È significativo che, mentre voleva dimostrare l'impatto mondiale dell'opera dantesca, Besso riproponesse l'idea di Dante poeta nazionale, «quel Padre Dante», come scriveva nella prefazione, «che suggellando l'unità della lingua, assicurava il fondamento più valido dell'unità della Nazione». Con l'intento di unirsi alle celebrazioni e alle pubblicazioni patriottiche del 1911 (cinquant'anni dalla proclamazione del Regno d'Italia e quaranta di Roma capitale), Besso, che si sentiva figlio adottivo di Roma, scriveva nella prefazione che a Torino, prima capitale d'Italia, era stata riprodotta la prima edizione a stampa della Commedia (1472); che a Firenze, seconda capitale, era uscita la riproduzione della prima edizione completamente illustrata (1491); ora toccava a Roma, terza e definitiva capitale unitaria, rivendicare, in qualità di città universale, l'universalità della poesia dantesca.
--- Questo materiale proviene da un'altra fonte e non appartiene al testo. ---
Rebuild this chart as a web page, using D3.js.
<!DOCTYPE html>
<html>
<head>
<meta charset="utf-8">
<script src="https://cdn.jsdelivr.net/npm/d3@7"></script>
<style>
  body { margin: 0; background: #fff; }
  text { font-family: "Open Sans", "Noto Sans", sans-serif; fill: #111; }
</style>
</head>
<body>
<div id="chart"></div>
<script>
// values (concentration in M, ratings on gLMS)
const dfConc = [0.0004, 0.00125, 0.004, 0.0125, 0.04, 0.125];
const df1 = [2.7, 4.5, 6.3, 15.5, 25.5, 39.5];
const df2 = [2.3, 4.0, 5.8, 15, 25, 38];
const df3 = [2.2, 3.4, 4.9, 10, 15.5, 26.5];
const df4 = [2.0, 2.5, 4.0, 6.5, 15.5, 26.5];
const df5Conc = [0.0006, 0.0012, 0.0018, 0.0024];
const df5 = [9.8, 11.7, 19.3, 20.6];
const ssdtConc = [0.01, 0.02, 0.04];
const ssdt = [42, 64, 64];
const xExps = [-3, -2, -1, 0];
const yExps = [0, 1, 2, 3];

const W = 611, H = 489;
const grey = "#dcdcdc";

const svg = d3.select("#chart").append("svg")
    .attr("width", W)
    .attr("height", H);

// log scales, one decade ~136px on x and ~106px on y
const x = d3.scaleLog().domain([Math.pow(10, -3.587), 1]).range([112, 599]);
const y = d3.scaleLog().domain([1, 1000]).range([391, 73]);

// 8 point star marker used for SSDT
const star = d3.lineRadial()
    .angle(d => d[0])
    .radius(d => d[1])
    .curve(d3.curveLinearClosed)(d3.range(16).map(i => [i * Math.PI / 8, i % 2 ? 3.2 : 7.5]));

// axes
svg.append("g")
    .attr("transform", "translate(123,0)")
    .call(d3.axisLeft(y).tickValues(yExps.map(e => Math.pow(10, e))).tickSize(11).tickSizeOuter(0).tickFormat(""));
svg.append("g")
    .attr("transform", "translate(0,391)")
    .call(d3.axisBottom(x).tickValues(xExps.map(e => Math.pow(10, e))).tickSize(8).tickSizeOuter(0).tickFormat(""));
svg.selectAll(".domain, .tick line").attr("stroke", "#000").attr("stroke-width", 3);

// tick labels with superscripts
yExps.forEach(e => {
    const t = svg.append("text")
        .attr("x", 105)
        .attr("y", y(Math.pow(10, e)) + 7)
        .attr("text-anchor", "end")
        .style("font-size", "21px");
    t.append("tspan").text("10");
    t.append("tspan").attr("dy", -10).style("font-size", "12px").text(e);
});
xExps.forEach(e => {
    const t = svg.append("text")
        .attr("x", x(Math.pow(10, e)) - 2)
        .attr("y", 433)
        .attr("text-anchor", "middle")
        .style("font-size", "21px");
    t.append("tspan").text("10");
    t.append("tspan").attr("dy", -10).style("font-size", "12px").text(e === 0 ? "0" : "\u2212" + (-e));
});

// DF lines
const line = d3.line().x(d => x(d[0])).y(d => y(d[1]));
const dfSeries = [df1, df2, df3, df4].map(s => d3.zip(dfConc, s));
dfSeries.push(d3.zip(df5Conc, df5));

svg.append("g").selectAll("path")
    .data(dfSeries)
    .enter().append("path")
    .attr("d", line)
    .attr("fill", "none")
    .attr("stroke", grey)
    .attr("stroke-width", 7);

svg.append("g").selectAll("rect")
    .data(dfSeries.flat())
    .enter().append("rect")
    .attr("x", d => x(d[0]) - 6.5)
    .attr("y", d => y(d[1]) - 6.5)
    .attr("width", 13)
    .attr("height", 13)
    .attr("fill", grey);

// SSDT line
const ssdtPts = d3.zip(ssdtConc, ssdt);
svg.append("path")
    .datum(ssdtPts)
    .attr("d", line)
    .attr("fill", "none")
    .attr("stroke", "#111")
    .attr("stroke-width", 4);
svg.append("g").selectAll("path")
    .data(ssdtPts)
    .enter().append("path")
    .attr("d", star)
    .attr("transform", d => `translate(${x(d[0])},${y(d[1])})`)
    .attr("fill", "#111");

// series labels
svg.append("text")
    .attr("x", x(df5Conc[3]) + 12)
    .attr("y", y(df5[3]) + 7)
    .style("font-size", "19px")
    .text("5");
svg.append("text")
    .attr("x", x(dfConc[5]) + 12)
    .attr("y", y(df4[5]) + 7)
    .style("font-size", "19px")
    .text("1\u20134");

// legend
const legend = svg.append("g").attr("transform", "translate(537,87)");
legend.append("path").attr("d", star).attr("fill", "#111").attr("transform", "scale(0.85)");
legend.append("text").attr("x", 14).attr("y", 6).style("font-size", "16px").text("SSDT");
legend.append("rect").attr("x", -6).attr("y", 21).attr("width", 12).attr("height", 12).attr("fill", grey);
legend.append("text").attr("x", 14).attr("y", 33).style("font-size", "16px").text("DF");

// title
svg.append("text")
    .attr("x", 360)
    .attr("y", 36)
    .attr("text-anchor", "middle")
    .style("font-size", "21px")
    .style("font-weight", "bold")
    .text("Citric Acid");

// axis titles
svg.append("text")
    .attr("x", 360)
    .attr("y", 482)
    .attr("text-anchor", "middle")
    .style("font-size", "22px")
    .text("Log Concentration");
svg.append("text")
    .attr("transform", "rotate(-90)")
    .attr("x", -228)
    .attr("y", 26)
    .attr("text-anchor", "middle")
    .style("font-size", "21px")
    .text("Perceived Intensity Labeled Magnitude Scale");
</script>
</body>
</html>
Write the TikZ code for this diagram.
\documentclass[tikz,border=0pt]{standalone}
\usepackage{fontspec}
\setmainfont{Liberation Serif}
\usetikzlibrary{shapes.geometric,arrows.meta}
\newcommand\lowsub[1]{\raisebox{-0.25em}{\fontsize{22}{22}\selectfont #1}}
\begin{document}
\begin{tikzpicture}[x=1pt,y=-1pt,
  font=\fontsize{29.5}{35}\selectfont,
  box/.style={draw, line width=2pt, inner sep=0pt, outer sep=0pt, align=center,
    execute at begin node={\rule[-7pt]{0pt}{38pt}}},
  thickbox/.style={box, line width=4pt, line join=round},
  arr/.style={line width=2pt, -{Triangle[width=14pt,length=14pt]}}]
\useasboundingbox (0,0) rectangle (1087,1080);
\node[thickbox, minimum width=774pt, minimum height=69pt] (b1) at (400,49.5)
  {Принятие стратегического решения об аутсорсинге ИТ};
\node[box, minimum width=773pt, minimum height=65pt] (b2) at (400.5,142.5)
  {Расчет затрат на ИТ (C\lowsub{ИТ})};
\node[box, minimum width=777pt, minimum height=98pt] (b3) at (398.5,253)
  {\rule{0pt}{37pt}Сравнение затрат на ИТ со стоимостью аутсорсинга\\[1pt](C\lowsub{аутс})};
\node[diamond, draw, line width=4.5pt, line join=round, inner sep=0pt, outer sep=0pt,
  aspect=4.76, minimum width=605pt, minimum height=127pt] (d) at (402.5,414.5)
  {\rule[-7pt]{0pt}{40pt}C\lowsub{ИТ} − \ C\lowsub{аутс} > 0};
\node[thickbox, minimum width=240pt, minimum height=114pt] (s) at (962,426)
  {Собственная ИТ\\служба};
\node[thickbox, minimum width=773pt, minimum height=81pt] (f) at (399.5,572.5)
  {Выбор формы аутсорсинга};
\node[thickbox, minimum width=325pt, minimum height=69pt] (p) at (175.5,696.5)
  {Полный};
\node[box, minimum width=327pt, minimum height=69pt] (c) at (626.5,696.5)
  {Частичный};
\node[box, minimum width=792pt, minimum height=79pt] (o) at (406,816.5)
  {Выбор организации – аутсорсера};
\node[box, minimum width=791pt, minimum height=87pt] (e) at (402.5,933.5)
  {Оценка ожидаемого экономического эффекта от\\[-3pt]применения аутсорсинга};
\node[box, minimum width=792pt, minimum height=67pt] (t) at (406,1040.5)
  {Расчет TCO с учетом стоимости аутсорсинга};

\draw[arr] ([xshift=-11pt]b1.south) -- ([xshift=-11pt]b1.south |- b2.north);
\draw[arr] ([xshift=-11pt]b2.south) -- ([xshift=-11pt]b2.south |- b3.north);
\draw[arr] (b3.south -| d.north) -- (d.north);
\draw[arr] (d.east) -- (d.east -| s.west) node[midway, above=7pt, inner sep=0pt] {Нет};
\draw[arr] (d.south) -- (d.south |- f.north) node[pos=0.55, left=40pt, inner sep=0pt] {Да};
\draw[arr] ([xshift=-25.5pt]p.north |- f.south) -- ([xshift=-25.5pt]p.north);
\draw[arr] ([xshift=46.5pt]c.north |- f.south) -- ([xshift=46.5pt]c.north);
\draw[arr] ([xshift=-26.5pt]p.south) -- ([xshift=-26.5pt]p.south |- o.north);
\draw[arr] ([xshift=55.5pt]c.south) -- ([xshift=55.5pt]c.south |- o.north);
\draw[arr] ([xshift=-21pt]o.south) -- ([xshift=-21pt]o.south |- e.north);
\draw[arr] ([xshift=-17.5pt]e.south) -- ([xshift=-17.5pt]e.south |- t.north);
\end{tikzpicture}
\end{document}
L'edizione fiorentina, dedicata al Re, era preceduta da un'introduzione di D'Annunzio. Besso aveva acquistato per 6.000 lire (circa 20.000 euro di oggi) la versione più pregiata, in pergamena miniata e legatura in pelle, impressioni in oro e fermagli in argento sbalzato, prodotta in soli sei esemplari. D'Annunzio vi aveva aggiunto di suo pugno una dedica speciale a Marco Besso. Per D'Annunzio, per ogni italiano, Dante era il genio della lingua e della stirpe d'Italia. Besso voleva dimostrare che quel genio nazionale era anche un retaggio universale. Per arrivare alla fine del volume, dove un'incisione riproduce il monumento a Dante a Trento, simbolo della cultura italiana in terra occupata, il lettore sfoglia pagine e pagine di lingue e di alfabeti del mondo.